Would give my dh a B+
Reply:Well, it's difficult for me to judge people either on a scale from 1 to 10 or by a letter grade. But I do know that what my husband may lack superficially, he more than makes up for in the things that are important to me. Before I married him, I looked at his character as carefully as I looked at the house I bought and the money I invested. He was a good investment in my future and he's so much more than a letter grade to me.
Reply:I'm an "I" for incomplete, and at times I get a "W" for withdrawn... As for you, if you are so intent on giving her a letter grade like one of your students, perhaps you need to start dating one of them. Then your wife can show you just how good a "C" student can be at "D" for divorce. I only say that to say that you shouldn't judge her as a person, only whether or not you feel she is right for you. No matter how a person may look in school, it still boils down to whether or not they CAN do the job. It sounds like she's a real shark at hers.

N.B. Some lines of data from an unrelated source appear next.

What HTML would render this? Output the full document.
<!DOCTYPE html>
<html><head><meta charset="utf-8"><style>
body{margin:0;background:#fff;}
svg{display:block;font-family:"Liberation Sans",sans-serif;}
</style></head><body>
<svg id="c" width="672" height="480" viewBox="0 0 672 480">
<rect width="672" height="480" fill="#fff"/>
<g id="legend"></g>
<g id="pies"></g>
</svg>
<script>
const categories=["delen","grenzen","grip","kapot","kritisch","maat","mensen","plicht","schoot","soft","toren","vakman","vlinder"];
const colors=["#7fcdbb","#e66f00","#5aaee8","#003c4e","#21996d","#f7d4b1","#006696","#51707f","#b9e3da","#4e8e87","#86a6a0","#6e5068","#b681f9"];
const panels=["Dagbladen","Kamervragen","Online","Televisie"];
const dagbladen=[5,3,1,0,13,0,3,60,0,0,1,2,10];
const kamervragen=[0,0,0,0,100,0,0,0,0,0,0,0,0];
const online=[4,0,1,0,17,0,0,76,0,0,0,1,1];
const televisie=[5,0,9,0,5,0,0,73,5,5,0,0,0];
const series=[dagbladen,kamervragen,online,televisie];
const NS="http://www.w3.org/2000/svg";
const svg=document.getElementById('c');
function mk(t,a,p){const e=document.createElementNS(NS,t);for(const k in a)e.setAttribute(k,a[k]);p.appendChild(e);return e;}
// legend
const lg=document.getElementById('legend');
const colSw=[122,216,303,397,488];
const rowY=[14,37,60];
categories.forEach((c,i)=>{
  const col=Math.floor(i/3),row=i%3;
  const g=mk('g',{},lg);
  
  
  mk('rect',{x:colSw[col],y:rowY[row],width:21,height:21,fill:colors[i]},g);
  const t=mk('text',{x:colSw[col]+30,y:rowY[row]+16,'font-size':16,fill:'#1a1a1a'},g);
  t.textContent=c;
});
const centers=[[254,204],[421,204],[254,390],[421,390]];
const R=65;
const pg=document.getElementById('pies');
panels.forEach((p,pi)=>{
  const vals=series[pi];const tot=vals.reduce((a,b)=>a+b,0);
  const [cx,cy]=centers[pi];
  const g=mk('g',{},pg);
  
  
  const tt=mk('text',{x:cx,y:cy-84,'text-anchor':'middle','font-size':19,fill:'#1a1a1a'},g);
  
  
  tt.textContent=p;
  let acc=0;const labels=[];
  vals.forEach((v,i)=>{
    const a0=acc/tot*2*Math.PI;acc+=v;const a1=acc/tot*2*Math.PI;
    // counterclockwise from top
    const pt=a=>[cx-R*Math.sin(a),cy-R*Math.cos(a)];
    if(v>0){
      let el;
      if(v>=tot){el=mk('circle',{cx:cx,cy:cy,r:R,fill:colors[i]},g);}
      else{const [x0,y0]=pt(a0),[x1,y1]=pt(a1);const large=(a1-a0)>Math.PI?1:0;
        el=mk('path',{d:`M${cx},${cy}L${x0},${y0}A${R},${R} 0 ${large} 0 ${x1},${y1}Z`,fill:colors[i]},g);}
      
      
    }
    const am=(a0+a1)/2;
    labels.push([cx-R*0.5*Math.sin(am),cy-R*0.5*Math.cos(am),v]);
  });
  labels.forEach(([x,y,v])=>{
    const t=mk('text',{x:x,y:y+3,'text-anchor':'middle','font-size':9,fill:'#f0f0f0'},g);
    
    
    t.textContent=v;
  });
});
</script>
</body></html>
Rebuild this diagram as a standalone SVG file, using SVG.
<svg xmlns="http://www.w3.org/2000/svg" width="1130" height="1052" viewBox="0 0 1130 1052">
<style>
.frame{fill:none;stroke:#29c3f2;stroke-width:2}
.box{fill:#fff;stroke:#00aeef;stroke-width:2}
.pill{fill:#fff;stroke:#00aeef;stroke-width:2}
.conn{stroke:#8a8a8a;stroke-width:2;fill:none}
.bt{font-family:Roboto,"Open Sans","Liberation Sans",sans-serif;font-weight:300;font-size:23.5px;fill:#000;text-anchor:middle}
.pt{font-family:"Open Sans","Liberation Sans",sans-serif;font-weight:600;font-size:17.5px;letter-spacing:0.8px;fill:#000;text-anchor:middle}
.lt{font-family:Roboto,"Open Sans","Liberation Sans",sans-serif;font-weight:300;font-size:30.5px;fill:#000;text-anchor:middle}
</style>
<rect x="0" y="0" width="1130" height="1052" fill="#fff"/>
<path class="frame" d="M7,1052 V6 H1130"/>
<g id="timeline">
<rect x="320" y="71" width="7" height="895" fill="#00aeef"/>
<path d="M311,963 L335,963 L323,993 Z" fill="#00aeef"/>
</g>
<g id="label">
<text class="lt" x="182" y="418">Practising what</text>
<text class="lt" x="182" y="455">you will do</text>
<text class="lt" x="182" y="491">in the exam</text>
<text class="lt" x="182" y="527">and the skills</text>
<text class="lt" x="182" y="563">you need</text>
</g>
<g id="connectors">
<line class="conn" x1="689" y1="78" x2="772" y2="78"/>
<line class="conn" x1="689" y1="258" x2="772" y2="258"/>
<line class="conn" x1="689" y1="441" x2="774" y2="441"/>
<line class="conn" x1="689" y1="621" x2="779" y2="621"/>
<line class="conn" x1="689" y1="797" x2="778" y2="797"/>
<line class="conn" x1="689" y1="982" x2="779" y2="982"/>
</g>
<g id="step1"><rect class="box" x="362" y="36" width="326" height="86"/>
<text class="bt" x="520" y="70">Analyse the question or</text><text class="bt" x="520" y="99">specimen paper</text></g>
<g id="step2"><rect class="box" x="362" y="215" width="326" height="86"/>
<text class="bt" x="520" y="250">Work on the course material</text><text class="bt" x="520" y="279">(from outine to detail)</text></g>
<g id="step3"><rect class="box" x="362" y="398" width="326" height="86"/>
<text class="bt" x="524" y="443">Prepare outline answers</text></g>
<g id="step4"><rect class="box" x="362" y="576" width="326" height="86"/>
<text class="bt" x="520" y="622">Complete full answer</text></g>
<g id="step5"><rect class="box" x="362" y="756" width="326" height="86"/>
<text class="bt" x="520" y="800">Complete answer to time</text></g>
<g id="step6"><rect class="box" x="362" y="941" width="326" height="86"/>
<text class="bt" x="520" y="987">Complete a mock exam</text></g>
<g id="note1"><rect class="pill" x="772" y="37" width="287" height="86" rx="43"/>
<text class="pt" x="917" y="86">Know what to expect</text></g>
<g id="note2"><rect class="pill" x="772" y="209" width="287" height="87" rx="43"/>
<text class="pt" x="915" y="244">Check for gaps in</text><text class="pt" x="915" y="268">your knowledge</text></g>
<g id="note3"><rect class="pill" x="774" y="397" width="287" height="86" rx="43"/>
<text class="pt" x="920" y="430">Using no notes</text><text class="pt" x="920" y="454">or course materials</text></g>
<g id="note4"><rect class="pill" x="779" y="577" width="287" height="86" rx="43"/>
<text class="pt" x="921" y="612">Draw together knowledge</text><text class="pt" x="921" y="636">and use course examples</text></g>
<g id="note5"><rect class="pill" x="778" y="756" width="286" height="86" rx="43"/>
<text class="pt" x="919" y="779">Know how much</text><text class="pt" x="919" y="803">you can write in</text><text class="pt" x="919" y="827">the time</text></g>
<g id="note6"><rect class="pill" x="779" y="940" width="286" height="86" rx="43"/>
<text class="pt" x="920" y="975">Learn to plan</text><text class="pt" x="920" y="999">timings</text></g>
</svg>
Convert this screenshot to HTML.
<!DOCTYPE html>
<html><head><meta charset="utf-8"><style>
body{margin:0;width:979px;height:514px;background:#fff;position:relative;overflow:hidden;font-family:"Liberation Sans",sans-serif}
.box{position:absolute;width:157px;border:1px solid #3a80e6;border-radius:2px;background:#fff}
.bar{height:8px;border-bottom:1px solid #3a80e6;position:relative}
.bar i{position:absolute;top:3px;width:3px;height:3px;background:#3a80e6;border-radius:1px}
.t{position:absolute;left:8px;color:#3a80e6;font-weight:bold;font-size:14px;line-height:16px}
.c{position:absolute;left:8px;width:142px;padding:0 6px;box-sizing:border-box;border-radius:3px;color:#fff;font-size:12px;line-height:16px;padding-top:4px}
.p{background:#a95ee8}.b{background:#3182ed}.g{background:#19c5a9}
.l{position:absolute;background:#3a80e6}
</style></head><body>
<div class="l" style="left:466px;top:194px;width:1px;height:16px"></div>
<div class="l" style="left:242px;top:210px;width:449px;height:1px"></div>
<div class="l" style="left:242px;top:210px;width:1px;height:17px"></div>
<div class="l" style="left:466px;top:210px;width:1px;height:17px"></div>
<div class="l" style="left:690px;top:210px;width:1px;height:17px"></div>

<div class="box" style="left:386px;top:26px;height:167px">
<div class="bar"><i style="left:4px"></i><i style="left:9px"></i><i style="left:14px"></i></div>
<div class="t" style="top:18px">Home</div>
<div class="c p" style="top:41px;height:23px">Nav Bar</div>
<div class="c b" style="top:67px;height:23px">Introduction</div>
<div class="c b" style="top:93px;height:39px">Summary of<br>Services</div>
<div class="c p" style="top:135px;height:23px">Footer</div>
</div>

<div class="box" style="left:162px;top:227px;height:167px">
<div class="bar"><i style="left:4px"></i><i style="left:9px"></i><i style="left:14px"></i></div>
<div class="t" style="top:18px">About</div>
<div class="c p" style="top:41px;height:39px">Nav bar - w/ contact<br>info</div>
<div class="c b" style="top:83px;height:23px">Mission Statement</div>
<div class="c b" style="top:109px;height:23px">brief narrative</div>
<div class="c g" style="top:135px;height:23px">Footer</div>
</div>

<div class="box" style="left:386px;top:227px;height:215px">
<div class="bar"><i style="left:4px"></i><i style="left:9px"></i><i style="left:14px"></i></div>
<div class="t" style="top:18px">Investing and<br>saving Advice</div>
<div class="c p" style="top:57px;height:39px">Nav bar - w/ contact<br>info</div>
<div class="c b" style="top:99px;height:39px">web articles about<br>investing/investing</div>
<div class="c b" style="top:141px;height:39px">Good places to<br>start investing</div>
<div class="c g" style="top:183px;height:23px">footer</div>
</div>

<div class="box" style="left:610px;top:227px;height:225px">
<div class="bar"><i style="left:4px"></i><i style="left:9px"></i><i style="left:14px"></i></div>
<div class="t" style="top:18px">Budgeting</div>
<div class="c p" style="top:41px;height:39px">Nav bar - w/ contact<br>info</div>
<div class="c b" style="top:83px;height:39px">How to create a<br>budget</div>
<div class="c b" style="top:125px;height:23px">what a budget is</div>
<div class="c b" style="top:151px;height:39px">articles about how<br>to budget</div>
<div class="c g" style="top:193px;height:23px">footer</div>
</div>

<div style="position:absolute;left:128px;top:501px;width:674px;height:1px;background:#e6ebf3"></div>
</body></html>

So there you have it, you can keep your "C-", and go for creative solutions to your problem. Or go for "D" for divorce in which you will probably get taken to the "C" for cleaners (unless you can prove her infidelity). Either way, I wish you a happy life. Remember your kids, they are certainly worth both of your A+ efforts even if you don't stay together.
Reply:I'm at least a B+.


He is like a D-





But...I'm still trying and God only knows why.
Reply:she is your wife!! She should leave you and find a real man not one that sets around giving her grades!